SOEP Brown Bag Seminar

Exploring effects of life-like virtual interviewers on respondents’ answers in a smartphone survey


9. April 2024


Karl Popper Room
DIW Berlin
Room 2.3.020
Mohrenstr. 58
10117 Berlin


Jan Karem Höhne, DZHW and Leibniz University Hannover

Inexpensive and time-efficient web surveys have increasingly replaced survey interviews, especially conducted in person. Even well-known social surveys, such as the European Social Survey, follow this trend. However, web surveys suffer from low response rates and frequently struggle to assure that the data are of high quality. New advances in communication technology and artificial intelligence make it possible to introduce new approaches to web survey data collection.

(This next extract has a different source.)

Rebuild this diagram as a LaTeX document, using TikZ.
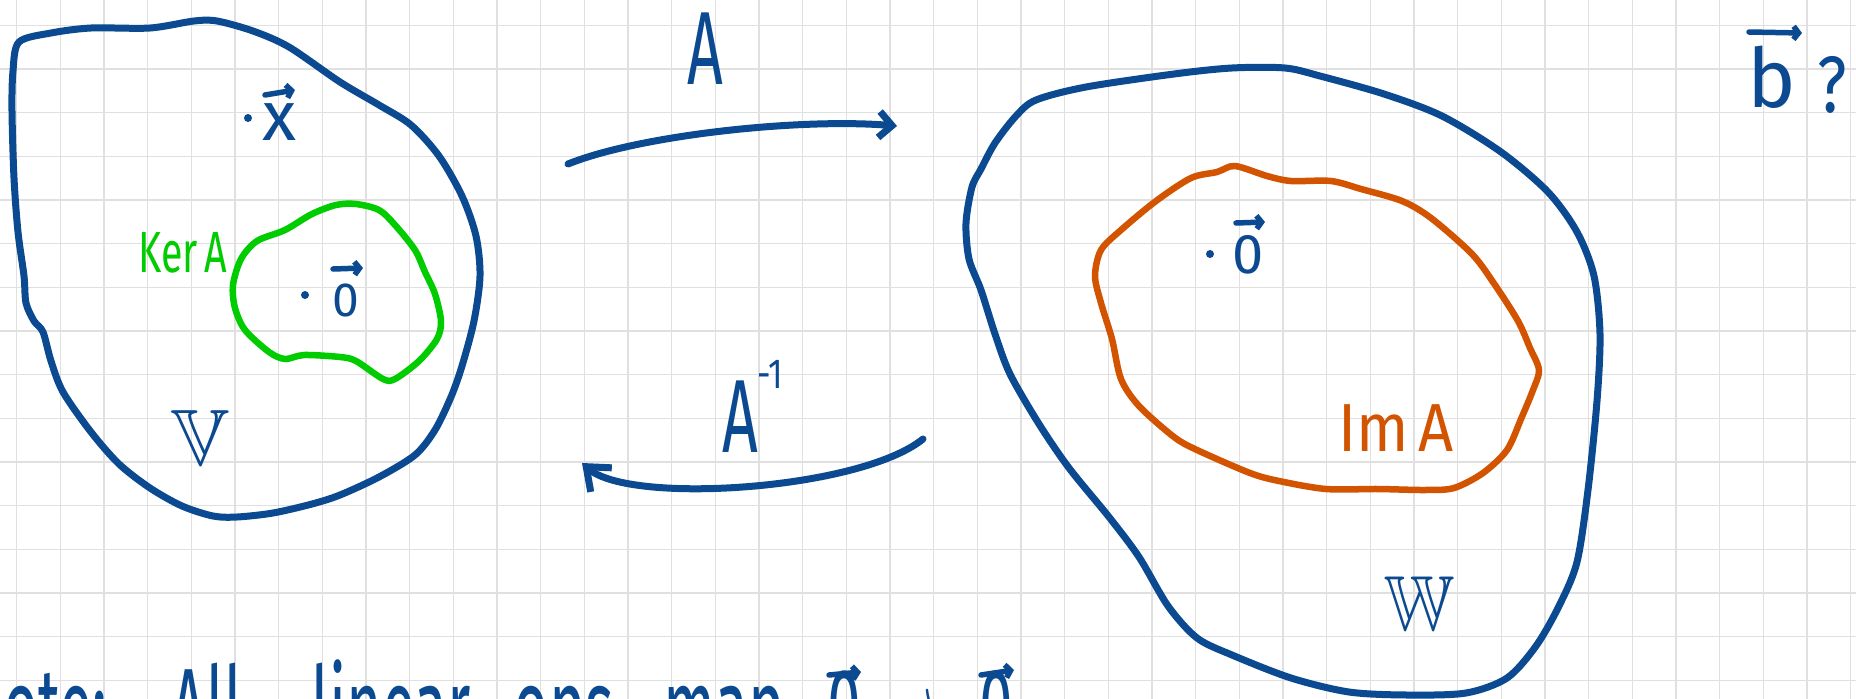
\RequirePackage{fix-cm}
\documentclass[tikz,border=0pt]{standalone}
\usepackage{fontspec}
\setmainfont{Fira Sans}
\usepackage{amssymb}
\usepackage{graphicx}
\usetikzlibrary{arrows.meta}
\definecolor{ink}{RGB}{11,73,145}
\definecolor{kgreen}{RGB}{0,204,0}
\definecolor{iorange}{RGB}{211,84,0}
\definecolor{gridc}{RGB}{224,224,224}
\newcommand{\hs}[2]{\scalebox{#1}[1]{#2}}
\newcommand{\fsz}[1]{\fontsize{#1}{#1}\selectfont}
\newcommand{\wbox}[2]{\makebox[#1][l]{\hs{0.55}{#2}}}
\begin{document}
\begin{tikzpicture}[x=1pt,y=-1pt,
  pen/.style={line width=7pt, line cap=round, line join=round},
  lbl/.style={inner sep=0pt, outer sep=0pt, text=ink},
  dotn/.style={circle, fill=ink, inner sep=0pt, minimum size=8pt},
  vecarrow/.style={ink, line width=5.5pt, line cap=round, -{Straight Barb[length=5pt,width=13pt]}},
  gridline/.style={gridc, line width=1.3pt}]
\useasboundingbox (0,0) rectangle (1856,699);
\clip (0,0) rectangle (1856,699);
\fill[white] (0,0) rectangle (1856,699);
% grid paper
\foreach \i in {0,...,42} \draw[gridline] ({16.6+43.67*\i},0) -- ++(0,699);
\foreach \j in {0,...,15} \draw[gridline] (0,{25.3+43.67*\j}) -- ++(1856,0);

% domain V
\draw[pen, ink] plot[smooth cycle, tension=0.5] coordinates {
(19,42) (51,33) (91,28) (150,28) (194,21) (217,21) (253,31) (289,47) (340,82) (379,105) (411,125) (439,156) (462,196) (476,236) (480,276) (474,321) (462,366) (451,397) (435,430) (415,455) (379,477) (340,495) (312,504) (273,513) (237,517) (213,516) (182,506) (150,488) (119,464) (91,432) (63,392) (51,361) (43,332) (34,321) (26,303) (24,276) (18,232) (14,178) (12,111) (13,71)};
% kernel
\draw[pen, kgreen, line width=6.5pt] plot[smooth cycle, tension=0.5] coordinates {
(257,241) (285,230) (312,214) (336,205) (356,204) (379,210) (395,225) (415,250) (425,272) (435,294) (441,321) (437,339) (419,361) (395,379) (383,379) (356,361) (340,357) (304,355) (285,359) (269,352) (245,330) (235,308) (233,285) (241,259)};
% codomain W
\draw[pen, ink] plot[smooth cycle, tension=0.5] coordinates {
(1036,100) (1086,87) (1174,74) (1232,68) (1285,68) (1320,76) (1384,94) (1442,116) (1501,152) (1548,192) (1577,232) (1594,276) (1600,334) (1597,401) (1588,490) (1577,562) (1559,606) (1536,646) (1507,678) (1466,693) (1407,695) (1349,692) (1291,678) (1232,655) (1197,638) (1168,606) (1139,557) (1109,517) (1069,468) (1039,424) (1010,374) (995,334) (981,290) (969,259) (966,223) (972,187) (981,169) (995,143) (1016,116)};
% image
\draw[pen, iorange, line width=6.5pt] plot[smooth cycle, tension=0.5] coordinates {
(1235,166) (1267,176) (1291,181) (1331,181) (1361,189) (1402,201) (1431,218) (1472,254) (1495,285) (1518,321) (1530,348) (1539,370) (1533,390) (1521,419) (1507,450) (1483,473) (1454,488) (1425,490) (1378,489) (1326,489) (1279,481) (1250,473) (1197,450) (1174,437) (1139,406) (1121,379) (1112,339) (1101,303) (1095,276) (1101,250) (1121,230) (1156,201) (1191,178) (1217,172)};

% labels in V
\node[dotn] (dx) at (248,118) {};
\node[lbl, anchor=base] (vx) at (279,140) {\fsz{70}x};
\draw[vecarrow] (265,95) -- (295,90);
\node[dotn] (d0l) at (305,295) {};
\node[lbl, anchor=base] (v0l) at (346,316) {\fsz{48}0};
\draw[vecarrow] (333,269) -- (363,268);
\node[lbl, text=kgreen] (ker) at (183,253) {\fsz{58}\hs{0.68}{Ker\,A}};
\node[lbl] (V) at (200,438) {\fsz{80}$\mathbb{V}$};

% labels in W
\node[dotn] (d0r) at (1210,254) {};
\node[lbl, anchor=base] (v0r) at (1248,273) {\fsz{56}0};
\draw[vecarrow] (1236,223) -- (1265,222);
\node[lbl, text=iorange] (im) at (1396,428) {\fsz{68}\hs{0.9}{Im\,A}};
\node[lbl] (W) at (1420,604) {\fsz{78}\hs{0.9}{$\mathbb{W}$}};

% b ?
\node[lbl, anchor=base] (vb) at (1772,107) {\fsz{82}b};
\draw[vecarrow] (1749,32) -- (1802,33);
\node[lbl] (q) at (1832,85) {\fsz{80}\hs{0.8}{?}};

% map labels
\node[lbl] (labA) at (705,49) {\fsz{104}\hs{0.6}{A}};
\node[lbl, anchor=base west] (labAinv) at (722,452) {\fsz{104}\hs{0.6}{A}\raisebox{64pt}{\fsz{42}\hs{0.8}{-1}}};

% arrows
\coordinate (a1s) at (568,164);
\coordinate (a1e) at (897,126);
\draw[pen, ink, -{Straight Barb[length=13pt,width=26pt]}] (a1s) .. controls (640,135) and (800,118) .. (a1e);
\coordinate (a2s) at (923,439);
\coordinate (a2e) at (582,463);
\draw[pen, ink, -{Straight Barb[length=20pt,width=32pt]}] (a2s) .. controls (860,490) and (630,505) .. (a2e);

% note at the bottom (cut off by the page edge)
\node[lbl, anchor=base west] (note) at (-38,745) {\fsz{110}\wbox{210pt}{Note:}\wbox{140pt}{All}\wbox{202pt}{linear}\wbox{150pt}{ops}\wbox{164pt}{map}\wbox{57pt}{0}\wbox{95pt}{$\rightarrow$}\hs{0.55}{0}};
\draw[vecarrow] (829,675) -- (861,672);
\draw[vecarrow] (981,675) -- (1014,670);
\end{tikzpicture}
\end{document}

Building on these advances, we investigate web surveys in which questions are read through life-like virtual interviewers and in which respondents answer through selecting options from rating scales, incorporating features of in-person interviews in self-administered web surveys. This has the great potential to improve data quality through the creation of rapport and engagement. We address the following overarching research question: Can we improve data quality in web surveys by programming life-like virtual interviewers reading questions aloud to respondents? For this purpose, we conducted a smartphone survey pilot (N = 1,871) in Germany in which respondents were randomly assigned to virtual interviewers varying in gender (male or female) and clothing (casual or business casual) or a text-based control interface (without a virtual interviewer). We employed three questions on women’s role in the workplace, three questions on family relations, and several questions for evaluating respondents’ experience with the virtual interviewers. We will examine satisficing behavior (e.g., primacy effects, middle tendency, and speeding). In addition, we will compare respondents’ overall survey evaluations (e.g., satisfaction and personal feeling) and evaluations of the different virtual interviewers (e.g., rapport and naturalness). By employing life-like virtual interviewers, researchers may be able to deploy web surveys that include the best of interviewer- and self-administered surveys. Thus, our study provides new impulses for improving data quality in web surveys.